SUPPLIED DATA
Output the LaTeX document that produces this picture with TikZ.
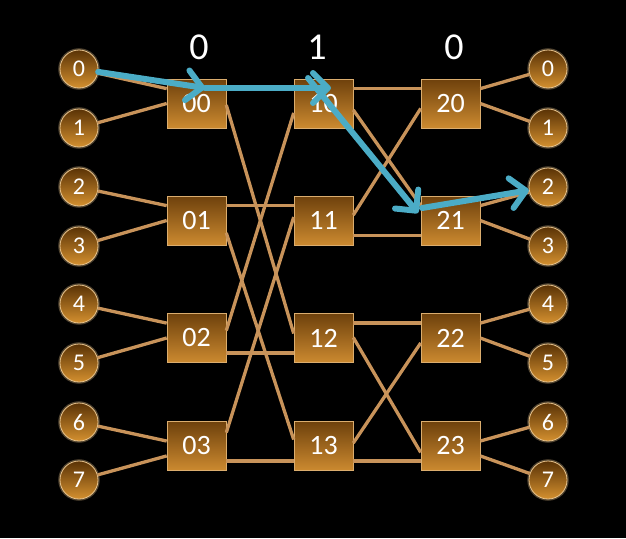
\documentclass[tikz,border=0pt]{standalone}
\usepackage{fontspec}
\setmainfont{Carlito}
\usetikzlibrary{calc,arrows.meta}

\definecolor{wirecol}{HTML}{C8935A}
\definecolor{boxtop}{HTML}{6E410C}
\definecolor{boxbot}{HTML}{CC8A30}
\definecolor{balltop}{HTML}{5A3306}
\definecolor{ballbot}{HTML}{D4902F}
\definecolor{glowcol}{HTML}{E8C38C}
\definecolor{pathcol}{HTML}{4BACC6}

\tikzset{
  port/.style={circle, minimum size=38pt, inner sep=0pt,
    top color=balltop, bottom color=ballbot, draw=glowcol, line width=0.8pt,
    preaction={draw=glowcol, line width=3.5pt, opacity=0.35},
    text=white, font=\fontsize{24}{24}\selectfont},
  switch/.style={rectangle, minimum width=59pt, minimum height=49pt, inner sep=0pt,
    top color=boxtop, bottom color=boxbot, draw=boxbot!70!white, line width=0.6pt,
    text=white, font=\fontsize{28}{28}\selectfont},
  wire/.style={draw=wirecol, line width=3.3pt},
  route/.style={draw=pathcol, line width=6pt, line cap=round,
    -{Straight Barb[length=15pt,width=30pt,line width=6pt,round]}},
  bit/.style={text=white, font=\fontsize{38}{38}\selectfont}
}

\begin{document}
\begin{tikzpicture}[x=1pt,y=-1pt]
  % Background
  \fill[black] (0,0) rectangle (626,538);

  % Ports
  \foreach \i/\y in {0/69,1/128,2/187,3/246,4/304,5/363,6/422,7/480} {
    \node[port] (in\i) at (79,\y) {\i};
    \node[port] (out\i) at (548,\y) {\i};
  }

  % Switches
  \foreach \j/\y in {0/103.5,1/220.5,2/338,3/446} {
    \node[switch] (b0\j) at (196.5,\y) {0\j};
    \node[switch] (b1\j) at (323.5,\y) {1\j};
    \node[switch] (b2\j) at (450.5,\y) {2\j};
  }

  % Stage bits
  \node[bit] (bit0) at (199,47) {0};
  \node[bit] (bit1) at (317,47) {1};
  \node[bit] (bit2) at (454,47) {0};

  % Ports to switches
  \foreach \j/\u/\l in {0/0.2/0.5,1/0.2/0.5,2/0.2/0.5,3/0.4/0.7} {
    \pgfmathtruncatemacro\a{2*\j}
    \pgfmathtruncatemacro\b{2*\j+1}
    \draw[wire] (in\a) -- ($(b0\j.north west)!\u!(b0\j.south west)$);
    \draw[wire] (in\b) -- ($(b0\j.north west)!\l!(b0\j.south west)$);
    \draw[wire] ($(b2\j.north east)!\u!(b2\j.south east)$) -- (out\a);
    \draw[wire] ($(b2\j.north east)!\l!(b2\j.south east)$) -- (out\b);
  }

  % Straight links
  \foreach \j/\f in {0/0.2,1/0.2,2/0.8,3/0.8}
    \draw[wire] ($(b0\j.north east)!\f!(b0\j.south east)$) -- ($(b1\j.north west)!\f!(b1\j.south west)$);
  \foreach \j/\f in {0/0.2,1/0.8,2/0.2,3/0.8}
    \draw[wire] ($(b1\j.north east)!\f!(b1\j.south east)$) -- ($(b2\j.north west)!\f!(b2\j.south west)$);

  % Crossed links
  \foreach \a/\fa/\b/\fb in {b00/0.53/b12/0.41, b01/0.75/b13/0.37, b02/0.35/b10/0.69, b03/0.23/b11/0.43,
                             b10/0.63/b21/0.2, b11/0.39/b20/0.6, b12/0.49/b23/0.63, b13/0.44/b22/0.6}
    \draw[wire] ($(\a.north east)!\fa!(\a.south east)$) -- ($(\b.north west)!\fb!(\b.south west)$);

  % Route
  \coordinate (p0) at (205,88);
  \coordinate (p1) at (331,88);
  \coordinate (p2) at (308,78);
  \coordinate (p3) at (418,213);
  \coordinate (p4) at (422,208);
  \draw[route] (in0) -- (p0);
  \draw[route] (p0) -- (p1);
  \draw[route] (p2) -- (p3);
  \draw[route] (p4) -- (out2);
\end{tikzpicture}
\end{document}
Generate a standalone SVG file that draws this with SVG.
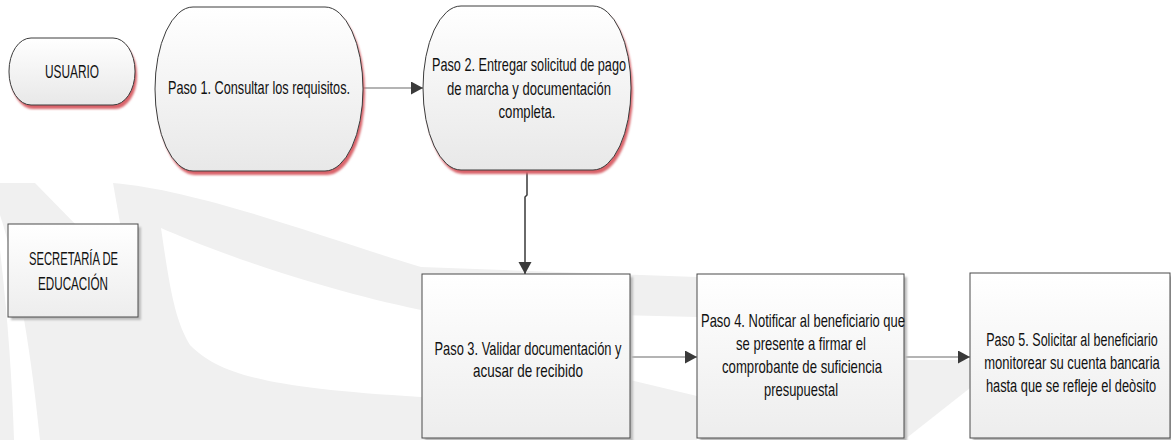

REQUIREMENT
From the entries above, output every line exactly and omit any image.

CORRECT RESULT
Output the LaTeX document that produces this picture with TikZ.
\documentclass[tikz,border=0pt]{standalone}
\usepackage{fontspec}
\setmainfont{Carlito}
\usetikzlibrary{calc,arrows.meta}

\definecolor{wirecol}{HTML}{C8935A}
\definecolor{boxtop}{HTML}{6E410C}
\definecolor{boxbot}{HTML}{CC8A30}
\definecolor{balltop}{HTML}{5A3306}
\definecolor{ballbot}{HTML}{D4902F}
\definecolor{glowcol}{HTML}{E8C38C}
\definecolor{pathcol}{HTML}{4BACC6}

\tikzset{
  port/.style={circle, minimum size=38pt, inner sep=0pt,
    top color=balltop, bottom color=ballbot, draw=glowcol, line width=0.8pt,
    preaction={draw=glowcol, line width=3.5pt, opacity=0.35},
    text=white, font=\fontsize{24}{24}\selectfont},
  switch/.style={rectangle, minimum width=59pt, minimum height=49pt, inner sep=0pt,
    top color=boxtop, bottom color=boxbot, draw=boxbot!70!white, line width=0.6pt,
    text=white, font=\fontsize{28}{28}\selectfont},
  wire/.style={draw=wirecol, line width=3.3pt},
  route/.style={draw=pathcol, line width=6pt, line cap=round,
    -{Straight Barb[length=15pt,width=30pt,line width=6pt,round]}},
  bit/.style={text=white, font=\fontsize{38}{38}\selectfont}
}

\begin{document}
\begin{tikzpicture}[x=1pt,y=-1pt]
  % Background
  \fill[black] (0,0) rectangle (626,538);

  % Ports
  \foreach \i/\y in {0/69,1/128,2/187,3/246,4/304,5/363,6/422,7/480} {
    \node[port] (in\i) at (79,\y) {\i};
    \node[port] (out\i) at (548,\y) {\i};
  }

  % Switches
  \foreach \j/\y in {0/103.5,1/220.5,2/338,3/446} {
    \node[switch] (b0\j) at (196.5,\y) {0\j};
    \node[switch] (b1\j) at (323.5,\y) {1\j};
    \node[switch] (b2\j) at (450.5,\y) {2\j};
  }

  % Stage bits
  \node[bit] (bit0) at (199,47) {0};
  \node[bit] (bit1) at (317,47) {1};
  \node[bit] (bit2) at (454,47) {0};

  % Ports to switches
  \foreach \j/\u/\l in {0/0.2/0.5,1/0.2/0.5,2/0.2/0.5,3/0.4/0.7} {
    \pgfmathtruncatemacro\a{2*\j}
    \pgfmathtruncatemacro\b{2*\j+1}
    \draw[wire] (in\a) -- ($(b0\j.north west)!\u!(b0\j.south west)$);
    \draw[wire] (in\b) -- ($(b0\j.north west)!\l!(b0\j.south west)$);
    \draw[wire] ($(b2\j.north east)!\u!(b2\j.south east)$) -- (out\a);
    \draw[wire] ($(b2\j.north east)!\l!(b2\j.south east)$) -- (out\b);
  }

  % Straight links
  \foreach \j/\f in {0/0.2,1/0.2,2/0.8,3/0.8}
    \draw[wire] ($(b0\j.north east)!\f!(b0\j.south east)$) -- ($(b1\j.north west)!\f!(b1\j.south west)$);
  \foreach \j/\f in {0/0.2,1/0.8,2/0.2,3/0.8}
    \draw[wire] ($(b1\j.north east)!\f!(b1\j.south east)$) -- ($(b2\j.north west)!\f!(b2\j.south west)$);

  % Crossed links
  \foreach \a/\fa/\b/\fb in {b00/0.53/b12/0.41, b01/0.75/b13/0.37, b02/0.35/b10/0.69, b03/0.23/b11/0.43,
                             b10/0.63/b21/0.2, b11/0.39/b20/0.6, b12/0.49/b23/0.63, b13/0.44/b22/0.6}
    \draw[wire] ($(\a.north east)!\fa!(\a.south east)$) -- ($(\b.north west)!\fb!(\b.south west)$);

  % Route
  \coordinate (p0) at (205,88);
  \coordinate (p1) at (331,88);
  \coordinate (p2) at (308,78);
  \coordinate (p3) at (418,213);
  \coordinate (p4) at (422,208);
  \draw[route] (in0) -- (p0);
  \draw[route] (p0) -- (p1);
  \draw[route] (p2) -- (p3);
  \draw[route] (p4) -- (out2);
\end{tikzpicture}
\end{document}
Generate a standalone SVG file that draws this with SVG.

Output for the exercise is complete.